Le problème est en effet sérieux. Le Québec est la province canadienne la plus endettée. La dette brute atteint maintenant 191 milliards, soit plus de 27,000$ par personne, et elle continuera à augmenter dans les années à venir. Cette dette a explosé depuis 2009, passant de 50% à 55,3% du PIB. Ce fardeau fait en sorte que 12,7% des dépenses de l'État sont consacrées au service de la dette plutôt qu'à procurer des services publics. Il faut donner un très sérieux coup de barre pour inverser cette tendance.

Mais une conversation intelligente et fructueuse sur la question sera impossible si on ne s'affranchit pas du carcan partisan, qui consiste à décrire le gouvernement libéral comme le champion de la dette. C'est simpliste, et cela ne nous approche pas d'une solution.

Pendant une décennie, de 1999 à 2009, le poids de la dette a baissé. Elle est passée de 59,2% à 50,1% du PIB, grâce à la croissance économique et surtout grâce à l'atteinte du déficit zéro. Les premiers ministres Lucien Bouchard, de 1999 à 2001, Bernard Landry, de 2001 à 2003, et Jean Charest, de 2003 à 2009, ont dirigé des gouvernements qui ont permis cette baisse du poids de la dette. Et incidemment, les chefs des deux partis d'opposition, Pauline Marois et François Legault, ont participé à cet effort en tant que ministres.

Un revirement, spectaculaire, à partir de 2009, l'a fait grimper de 152 à 191 milliards. Mais cette hausse s'explique par deux facteurs assez évidents.
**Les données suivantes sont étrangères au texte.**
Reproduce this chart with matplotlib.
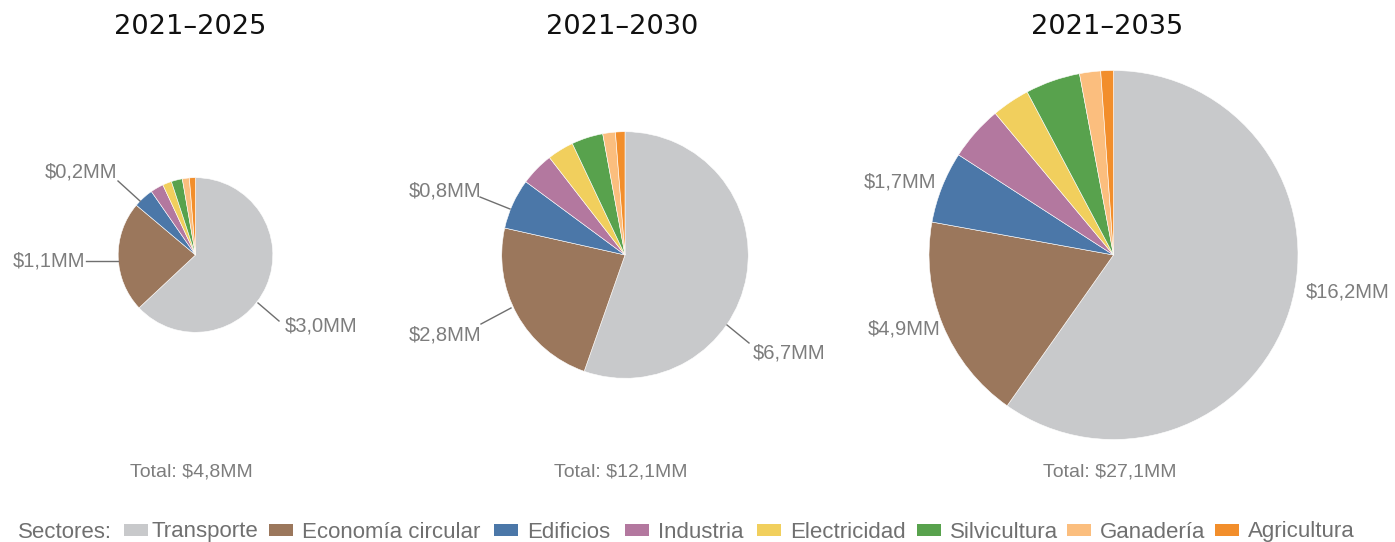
import matplotlib
matplotlib.use("Agg")
import matplotlib.pyplot as plt
from matplotlib.patches import Rectangle
import numpy as np

# --- data -------------------------------------------------------------
sectors = ["Transporte", "Economía circular", "Edificios", "Industria",
           "Electricidad", "Silvicultura", "Ganadería", "Agricultura"]
sector_colors = ["#c8c9cb", "#9b775c", "#4b77a8", "#b3789f",
                 "#f1cf5d", "#58a24d", "#fbbe7e", "#f28e2b"]

periods = ["2021–2025", "2021–2030", "2021–2035"]
inv_2025 = [3.0, 1.1, 0.2, 0.13, 0.09, 0.11, 0.07, 0.06]
inv_2030 = [6.7, 2.8, 0.8, 0.53, 0.42, 0.50, 0.20, 0.15]
inv_2035 = [16.2, 4.9, 1.7, 1.3, 0.9, 1.3, 0.5, 0.3]
series = [inv_2025, inv_2030, inv_2035]

# --- layout (pixel units, origin top-left) ----------------------------
W, H = 1395, 542
centers_px = [(195.5, 255), (625, 255), (1113.5, 255)]
max_radius = 184.5
title_x = [190.5, 622.5, 1107.5]
title_y = 27
total_y = 472

# callout labels: (sector index, text position, ha, leader line or None)
callouts = [
    [(2, (117, 172), "right", [(118, 181), (140, 201)]),
     (1, (85, 261), "right", [(86, 261), (118, 261)]),
     (0, (285, 326), "left", [(258, 303), (279, 321)])],
    [(2, (481, 191), "right", [(480, 197), (510, 209)]),
     (1, (481, 335), "right", [(481, 324), (511, 308)]),
     (0, (753, 353), "left", [(727, 325), (749, 343)])],
    [(2, (936, 182), "right", None),
     (1, (940, 329), "right", None),
     (0, (1306, 292), "left", None)],
]

legend_squares_x = [124, 269, 494, 625, 757, 917, 1067, 1215]
legend_y = 530

FONT = "Liberation Sans"
LABEL_GRAY = "#7d7d7d"
TEXT_GRAY = "#707070"


def fy(py):
    """Convert a top-down pixel row to the axes' bottom-up coordinate."""
    return H - py


def money(v):
    return f"${v:.1f}MM".replace(".", ",")


fig = plt.figure(figsize=(W / 100, H / 100), dpi=100)
ax = fig.add_axes([0, 0, 1, 1])

grand_max = sum(inv_2035)
for i, values in enumerate(series):
    total = sum(values)
    cx, cy = centers_px[i]
    radius = max_radius * np.sqrt(total / grand_max)
    ax.pie(values, colors=sector_colors, startangle=90, counterclock=False,
           center=(cx, fy(cy)), radius=radius, frame=True,
           wedgeprops=dict(edgecolor="white", linewidth=0.4))

    ax.text(title_x[i], fy(title_y), periods[i], ha="center", va="center",
            fontsize=19.6, color="#111111", family="DejaVu Sans")
    ax.text(cx - 4, fy(total_y), "Total: " + money(total), ha="center",
            va="center", fontsize=14, color=LABEL_GRAY, family=FONT)

    for idx, (tx, ty), ha, line in callouts[i]:
        ax.text(tx, fy(ty), money(values[idx]), ha=ha, va="center",
                fontsize=14.5, color=LABEL_GRAY, family=FONT)
        if line is not None:
            (x0, y0), (x1, y1) = line
            ax.plot([x0, x1], [fy(y0), fy(y1)], color="#6f6f6f", lw=1.0)

# legend row
text_y = fy(legend_y + 2)
ax.text(18, text_y, "Sectores:", ha="left", va="center",
        fontsize=16, color=TEXT_GRAY, family=FONT)
sq_w, sq_h = 24, 12
for name, col, sx in zip(sectors, sector_colors, legend_squares_x):
    ax.add_patch(Rectangle((sx, fy(legend_y) - sq_h / 2), sq_w, sq_h,
                           facecolor=col, edgecolor="none"))
    gap = 3 if name == "Transporte" else 9
    ax.text(sx + sq_w + gap, text_y, name, ha="left", va="center",
            fontsize=16, color=TEXT_GRAY, family=FONT)

ax.set_xlim(0, W)
ax.set_ylim(0, H)
ax.set_aspect("equal")
ax.axis("off")

fig.savefig("out.png", dpi=100, facecolor="white")
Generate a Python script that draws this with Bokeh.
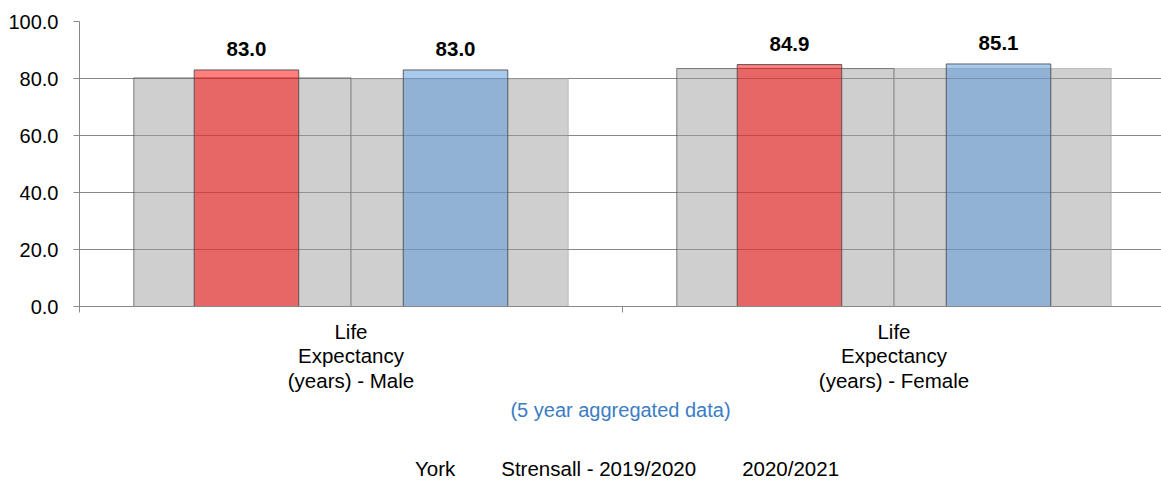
import numpy as np
from bokeh.plotting import figure
from bokeh.layouts import column
from bokeh.models import (ColumnDataSource, Range1d, FixedTicker, Legend, LegendItem,
                          NumeralTickFormatter)
from bokeh.core.properties import value
from bokeh.embed import file_html
from bokeh.resources import INLINE

# ---------------- data ----------------
categories = ["Life\nExpectancy\n(years) - Male", "Life\nExpectancy\n(years) - Female"]
york_2019_20 = [80.2, 83.5]
york_2020_21 = [79.9, 83.5]
strensall_2019_20 = [83.0, 84.9]
strensall_2020_21 = [83.0, 85.1]
series_names = ["York", "Strensall - 2019/2020", "2020/2021"]
y_ticks = [0, 20, 40, 60, 80, 100]
x_title = "(5 year aggregated data)"

# ---------------- styling ----------------
FONT = "Liberation Sans"
GRID = "#878787"
centers = np.arange(len(categories)) + 0.5
york_w = 0.4
str_w = 0.1925

YORK = dict(fill_color="#A0A0A0", fill_alpha=0.5, line_color="#404040", line_alpha=0.65, line_width=1)
YORK2 = dict(fill_color="#A0A0A0", fill_alpha=0.5, line_color="#A0A0A0", line_alpha=0.6, line_width=1)
RED = dict(fill_color="#FF0000", fill_alpha=0.5, line_color="#404040", line_alpha=0.8, line_width=1)
BLUE = dict(fill_color="#5596DC", fill_alpha=0.5, line_color="#404040", line_alpha=0.8, line_width=1)

p = figure(width=1161, height=448, output_backend="svg", toolbar_location=None,
           x_range=Range1d(0, 1082 / 543), y_range=Range1d(0, 100),
           min_border_left=79, min_border_right=0, min_border_top=21,
           min_border_bottom=142)
p.outline_line_color = None
p.background_fill_color = "white"
p.border_fill_color = "white"

src_y1 = ColumnDataSource(dict(x=centers - york_w / 2, top=york_2019_20))
src_y2 = ColumnDataSource(dict(x=centers + york_w / 2, top=york_2020_21))
src_s1 = ColumnDataSource(dict(x=centers - str_w, top=strensall_2019_20,
                               lab=[f"{v:.1f}" for v in strensall_2019_20]))
src_s2 = ColumnDataSource(dict(x=centers + str_w, top=strensall_2020_21,
                               lab=[f"{v:.1f}" for v in strensall_2020_21]))

p.vbar(x="x", top="top", bottom=0, width=york_w, source=src_y1, **YORK)
p.vbar(x="x", top="top", bottom=0, width=york_w, source=src_y2, **YORK2)
p.vbar(x="x", top="top", bottom=0, width=str_w, source=src_s1, **RED)
p.vbar(x="x", top="top", bottom=0, width=str_w, source=src_s2, **BLUE)

for src in (src_s1, src_s2):
    p.text(x="x", y="top", text="lab", source=src, text_font=value(FONT),
           text_font_size="20.5px", text_font_style="bold", text_align="center",
           text_baseline="alphabetic", y_offset=-21, text_color="#000000")

# y axis
yt = FixedTicker(ticks=y_ticks, minor_ticks=[])
p.yaxis.ticker = yt
p.ygrid.ticker = yt
p.yaxis.formatter = NumeralTickFormatter(format="0.0")
p.yaxis.major_tick_out = 6
p.yaxis.major_tick_in = 0
p.yaxis.minor_tick_out = 0
p.yaxis.minor_tick_in = 0
p.yaxis.major_label_standoff = 15
p.yaxis.axis_line_color = GRID
p.yaxis.major_tick_line_color = GRID
p.yaxis.major_label_text_font = FONT
p.yaxis.major_label_text_font_size = "20px"
p.yaxis.major_label_text_color = "#000000"
p.ygrid.grid_line_color = GRID
p.ygrid.grid_line_width = 1

# x axis
xt = FixedTicker(ticks=list(centers), minor_ticks=list(range(len(categories) + 1)))
p.xaxis.ticker = xt
p.xgrid.visible = False
p.xaxis.major_label_overrides = {float(c): lab for c, lab in zip(centers, categories)}
p.xaxis.major_tick_out = 0
p.xaxis.major_tick_in = 0
p.xaxis.minor_tick_out = 6
p.xaxis.minor_tick_in = 0
p.xaxis.minor_tick_line_color = GRID
p.xaxis.axis_line_color = GRID
p.xaxis.major_label_standoff = 7
p.xaxis.major_label_text_font = FONT
p.xaxis.major_label_text_font_size = "20.5px"
p.xaxis.major_label_text_line_height = 1.08
p.xaxis.major_label_text_color = "#000000"
p.xaxis.axis_label = x_title
p.xaxis.axis_label_text_font = FONT
p.xaxis.axis_label_text_font_size = "20px"
p.xaxis.axis_label_text_font_style = "normal"
p.xaxis.axis_label_text_color = "#3B7DC4"
p.xaxis.axis_label_standoff = 4

# legend strip: legend-only renderers (empty sources) carrying the series styles
lg = figure(width=1161, height=33, output_backend="svg", toolbar_location=None,
            x_range=Range1d(0, 1), y_range=Range1d(0, 1),
            x_axis_type=None, y_axis_type=None,
            min_border_left=79, min_border_right=0, min_border_top=0,
            min_border_bottom=0)
lg.outline_line_color = None
lg.background_fill_color = "white"
lg.border_fill_color = "white"
lg.xgrid.visible = False
lg.ygrid.visible = False

def empty():
    return ColumnDataSource(dict(x=[], top=[]))

l_y = lg.vbar(x="x", top="top", bottom=0, width=york_w, source=empty(), **YORK)
l_s1 = lg.vbar(x="x", top="top", bottom=0, width=str_w, source=empty(), **RED)
l_s2 = lg.vbar(x="x", top="top", bottom=0, width=str_w, source=empty(), **BLUE)

legend = Legend(items=[LegendItem(label=series_names[0], renderers=[l_y]),
                       LegendItem(label=series_names[1], renderers=[l_s1]),
                       LegendItem(label=series_names[2], renderers=[l_s2])],
                location="bottom_center", orientation="horizontal",
                glyph_width=11, glyph_height=11, label_standoff=3, spacing=32,
                padding=0, margin=0, border_line_alpha=0, background_fill_alpha=0,
                label_text_font=FONT, label_text_font_size="20.5px",
                label_text_color="#000000")
lg.add_layout(legend)

layout = column(p, lg, spacing=0)
open("out.html", "w").write(file_html(layout, INLINE))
Les projets d'infrastructures, financés par des emprunts, ont ajouté environ trois milliards de dette additionnelle par année. Ensuite, la récession a replongé le Québec dans les déficits, plus de trois milliards par année.
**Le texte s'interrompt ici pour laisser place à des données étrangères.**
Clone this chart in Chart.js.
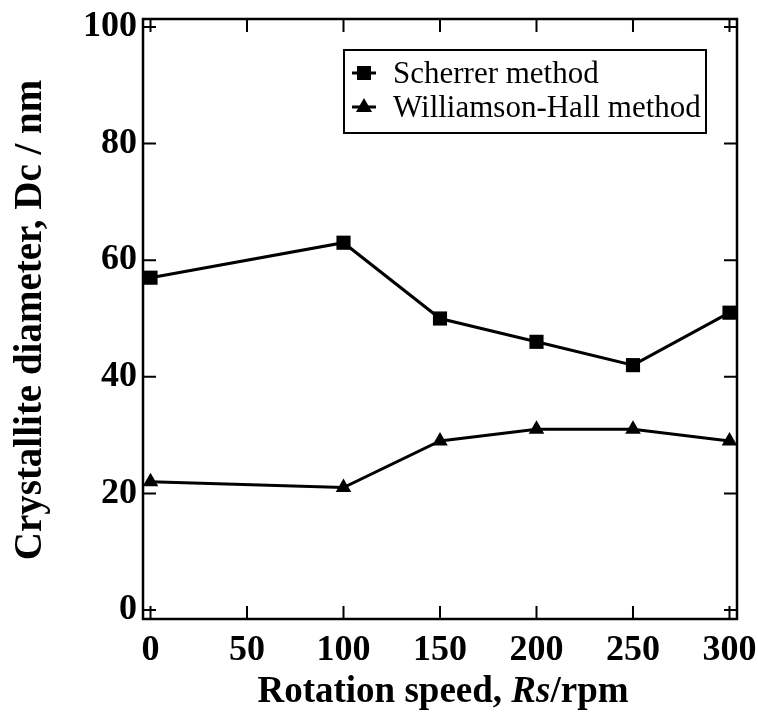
<!DOCTYPE html>
<html>
<head>
<meta charset="utf-8">
<script src="https://cdn.jsdelivr.net/npm/chart.js@4/dist/chart.umd.min.js"></script>
<style>
  html, body { margin: 0; padding: 0; background: #fff; }
  #wrap { width: 758px; height: 727px; }
</style>
</head>
<body>
<div id="wrap"><canvas id="c" width="758" height="727"></canvas></div>
<script>
// ---- data ----
const rotationSpeed = [0, 100, 150, 200, 250, 300];
const scherrer = [57, 63, 50, 46, 42, 51];
const williamsonHall = [22, 21, 29, 31, 31, 29];
const xTicks = [0, 50, 100, 150, 200, 250, 300];
const yTicks = [0, 20, 40, 60, 80, 100];
const seriesLabels = ['Scherrer method', 'Williamson-Hall method'];
const yTitle = 'Crystallite diameter, Dc / nm';
const xTitleParts = [['Rotation speed, ', 'bold'], ['Rs', 'italic bold'], ['/rpm', 'bold']];

const SERIF = '"Liberation Serif", "Times New Roman", serif';

const framePlugin = {
  id: 'frame',
  afterDatasetsDraw(chart) {
    const ctx = chart.ctx;
    const a = chart.chartArea;
    const xs = chart.scales.x, ys = chart.scales.y;
    ctx.save();
    ctx.strokeStyle = '#000';
    ctx.lineWidth = 2.5;
    ctx.strokeRect(a.left, a.top, a.right - a.left, a.bottom - a.top);
    ctx.lineWidth = 2;
    const tl = 13;
    ctx.beginPath();
    xTicks.forEach(v => {
      const px = xs.getPixelForValue(v);
      ctx.moveTo(px, a.bottom); ctx.lineTo(px, a.bottom - tl);
      ctx.moveTo(px, a.top); ctx.lineTo(px, a.top + tl);
    });
    yTicks.forEach(v => {
      const py = ys.getPixelForValue(v);
      ctx.moveTo(a.left, py); ctx.lineTo(a.left + tl, py);
      ctx.moveTo(a.right, py); ctx.lineTo(a.right - tl, py);
    });
    ctx.stroke();
    ctx.restore();
  },
  afterDraw(chart) {
    const ctx = chart.ctx;
    ctx.save();
    ctx.fillStyle = '#000';
    // y title
    ctx.translate(31, 320);
    ctx.rotate(-Math.PI / 2);
    ctx.font = 'bold 39px ' + SERIF;
    ctx.textAlign = 'center';
    ctx.textBaseline = 'middle';
    ctx.fillText(yTitle, 0, 0);
    ctx.restore();

    // x title
    ctx.save();
    ctx.fillStyle = '#000';
    ctx.textBaseline = 'alphabetic';
    ctx.textAlign = 'left';
    let total = 0;
    const widths = xTitleParts.map(([t, s]) => {
      ctx.font = s + ' 37px ' + SERIF;
      const w = ctx.measureText(t).width;
      total += w;
      return w;
    });
    let x = 443 - total / 2;
    xTitleParts.forEach(([t, s], i) => {
      ctx.font = s + ' 37px ' + SERIF;
      ctx.fillText(t, x, 702);
      x += widths[i];
    });
    ctx.restore();

    // legend
    ctx.save();
    ctx.strokeStyle = '#000';
    ctx.fillStyle = '#000';
    ctx.lineWidth = 2;
    ctx.strokeRect(344, 50, 362, 83);
    ctx.fillRect(364 - 7, 73 - 7, 14, 14);
    ctx.lineWidth = 3;
    ctx.beginPath(); ctx.moveTo(352, 73); ctx.lineTo(376, 73); ctx.stroke();
    ctx.beginPath();
    ctx.moveTo(364, 98); ctx.lineTo(372, 112); ctx.lineTo(356, 112); ctx.closePath();
    ctx.fill();
    ctx.beginPath(); ctx.moveTo(352, 107); ctx.lineTo(376, 107); ctx.stroke();
    ctx.font = '31px ' + SERIF;
    ctx.textBaseline = 'alphabetic';
    ctx.fillText(seriesLabels[0], 393, 83);
    ctx.fillText(seriesLabels[1], 393, 117);
    ctx.restore();
  }
};

new Chart(document.getElementById('c'), {
  type: 'line',
  data: {
    datasets: [
      {
        label: seriesLabels[0],
        data: rotationSpeed.map((x, i) => ({ x, y: scherrer[i] })),
        borderColor: '#000', backgroundColor: '#000',
        borderWidth: 3, pointStyle: 'rect', pointRadius: 10, pointBorderWidth: 0,
        pointBackgroundColor: '#000', clip: false, tension: 0
      },
      {
        label: seriesLabels[1],
        data: rotationSpeed.map((x, i) => ({ x, y: williamsonHall[i] })),
        borderColor: '#000', backgroundColor: '#000',
        borderWidth: 3, pointStyle: 'triangle', pointRadius: 9, pointBorderWidth: 0,
        pointBackgroundColor: '#000', clip: false, tension: 0
      }
    ]
  },
  options: {
    responsive: false,
    animation: false,
    events: [],
    layout: { padding: { top: 19, right: 21, left: 0, bottom: 0 } },
    plugins: { legend: { display: false }, tooltip: { enabled: false } },
    scales: {
      x: {
        type: 'linear', min: -3.89, max: 303.89,
        afterBuildTicks: s => { s.ticks = xTicks.map(v => ({ value: v })); },
        afterFit: s => { s.height = 108; s.paddingLeft = 0; s.paddingRight = 0; },
        grid: { display: false, drawTicks: false },
        border: { display: false },
        ticks: { color: '#000', font: { family: SERIF, size: 36, weight: 'bold' }, padding: 10, autoSkip: false, maxRotation: 0 }
      },
      y: {
        type: 'linear', min: -1.54, max: 101.37,
        afterBuildTicks: s => { s.ticks = yTicks.map(v => ({ value: v })); },
        afterFit: s => { s.width = 143; s.paddingTop = 0; s.paddingBottom = 0; },
        grid: { display: false, drawTicks: false },
        border: { display: false },
        ticks: { color: '#000', font: { family: SERIF, size: 36, weight: 'bold' }, padding: 6, autoSkip: false }
      }
    }
  },
  plugins: [framePlugin]
});
</script>
</body>
</html>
Les critiques peuvent pousser de hauts cris. Mais pour que leur indignation soit crédible, ils doivent répondre à trois questions. Auraient-ils mis la pédale douce sur les travaux d'infrastructure? Se seraient-ils opposés à la création d'un déficit en période de récession? Et auraient-ils pris des mesures pour le ramener à zéro plus rapidement, en coupant encore plus dans les dépenses? La réponse est non à ces trois questions. Rien ne permet donc de croire que le PQ ou la CAQ aurait agi vraiment différemment.

Cela nous ramène à une évidence: le combat pour s'attaquer à la dette ne pouvait pas vraiment commencer tant que le Québec était en situation de déficit. Cette bataille commence donc maintenant. Le ministre Bachand, qui a déjà pris des mesures pour réduire la dette à travers le Fonds des générations, a proposé un plan pour réduire le poids de la dette de 55% à 45% du PIB d'ici 2026, essentiellement en y consacrant une partie des redevances minières et le produit de la hausse à venir des tarifs d'électricité.

Est-ce assez? Malgré ces efforts, le Québec resterait la province la plus endettée. Il faudra aller plus loin. Mais cela signifie qu'après quatre budgets d'austérité pour ramener le déficit à zéro, le prochain gouvernement, quel qu'il soit, s'il est sérieux dans sa dénonciation de la dette, devra s'engager dans un autre cycle d'austérité.

S'il y a un débat sur la dette, c'est là-dessus qu'il devra porter. Il faudra dépasser le stade de l'indignation, toujours facile, et nous dire comment on entend s'y prendre.